European history is full of treaties that create misgivings and recriminations between their signatories – compromises that satisfy neither side but bring the kind of peace “agreements” that harbour mutual resentment, suspicion and distrust.
In 1699 the Hapsburg and Ottoman empires – which between them controlled almost all of eastern Europe – “agreed” the Treaty of Karlowitz, which ended a 13-year war and signified the first major decrease in Ottoman power: transfer of lands and people from one power base to the other.
The long-term consequence was the period 1911-1922, which saw Europe engulfed in wars of identity, culture and boundaries, and at the “peace” conferences that followed each outbreak, Europe was once again divided by the victors.
And in 1944 more victors, Winston Churchill and Joseph Stalin, divided up eastern Europe, giving Greece to the Anglo-American sphere of influence and thereby relegating the Greek “left” to political limbo.
In the 1990s we had the Balkans war following the break-up of Yugoslavia, with, as a legacy, the continuing scar of Kosovo and the Greek-Macedonian argument over the naming of “Fyrom” which, despite the “agreement” of 2018, is still providing aftershocks.
In the years 1911-1913 Greece did well from its Balkan wars. But in 1919 the Greek prime minister, Eleftherios Venizelos, engaged in intense bargaining with the major powers in the fallout from the first World War. He was cynically prepared to leave more distant Greeks out of the equation if he could embrace the Dodecanese islands, Cyprus and Asia Minor. He lost on almost all counts.
Today, the EU (a modern-day equivalent of the Hapsburgs) is attempting to reach an understanding with a Turkey that shows every sign of re-establishing an Ottoman and Islamic hegemony in eastern Europe. But each step suggests more of a misunderstanding, while Greece, with little EU support, is separately negotiating its maritime status with an adversary whose main game plan is to shift the goalposts and rewrite the language of diplomacy. Today, Turkey wants to rescind the Treaty of Lausanne of 1923 (to which it was a party), which apportioned most of the islands of the eastern Mediterranean to Greece.
Observing the careful exchange of diplomatic barbs between Greece and Turkey is like watching a game of slow tennis where both players wish they were somewhere else.
The play is imaginary, the rules are Byzantine (literally) and the characters are almost cartoonish.
There are two sets of players: at principal level, Greek prime minister Kyriakos Mitsotakis and Turkish president Recep Erdogan, and at the level of foreign minister, Greek Nikos Dendias and Turkish Mevlut Cavusoglu, who claim to be good friends, divided only by their countries’ fundamental differences.
Occasionally, all four players constitute a doubles match, but usually it’s Dendias and Cavusoglu slogging it out. The net, of course, is the entire maritime region of islands and, more importantly, the oil and gas deposits.
Sometimes they are up at the net, viciously volleying, at others, back on the base line.

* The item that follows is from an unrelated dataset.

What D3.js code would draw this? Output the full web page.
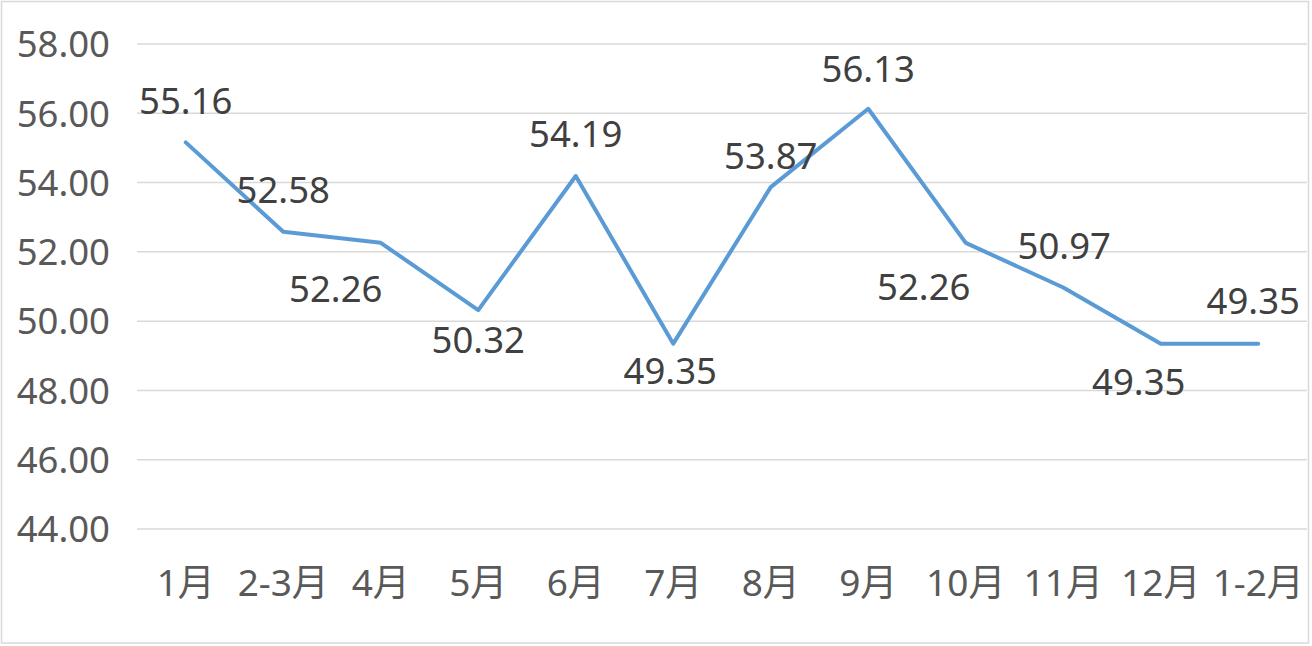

Dendias serves a ball of fact, Cavusoglu doesn’t refute it, but, like any good tennis player, sends it back with a spin on it. When one side serves a fault (for example, Turkey declaring that the basilica of Hagia Sophia should now be a mosque, or reneging on its undertakings on the refugee crisis), the umpire (either the EU, Nato or the UN) looks the other way, especially where the innocent are concerned.
What lies beneath
The people of the islands are sometimes of less importance than what lies underneath their homes. In recent years, Kastellorizo, one of the smallest Greek islands and as close to the Turkish mainland as it could be, has been hailed as a sacrosanct emblem of Greek territorial integrity. I was shocked recently to learn that, in 1964, prime minister George Papandreou was prepared to cede Kastellorizo to Turkey if the Cypriot crisis could be resolved. I should not have beeen shocked. As with the partition of Ireland in 1922, lines are drawn not where they should be, but where realpolitik demands.
Greece and Turkey have spent the last 20 years avoiding discussion of what Turkey calls the “casus belli” of Greek occupation of the smallest islands. They have spent the past 47 years avoiding discussion of the illegal Turkish occupation of northern Cyprus. And today they are agreeing not to discuss any hot issues so that, in their own words, we can have a cool summer. Like a tea break during tennis.
The prospect of Greece and Turkey reaching any negotiated agreement in the eastern Mediterranean – even with international arbitration – is as remote as Donald Duck winning Wimbledon. But the need to keep an argumentative peace, rather than going to war, means that the show – or should we call it the racket? – must go on. The one call you won’t hear from the umpire is “love all”.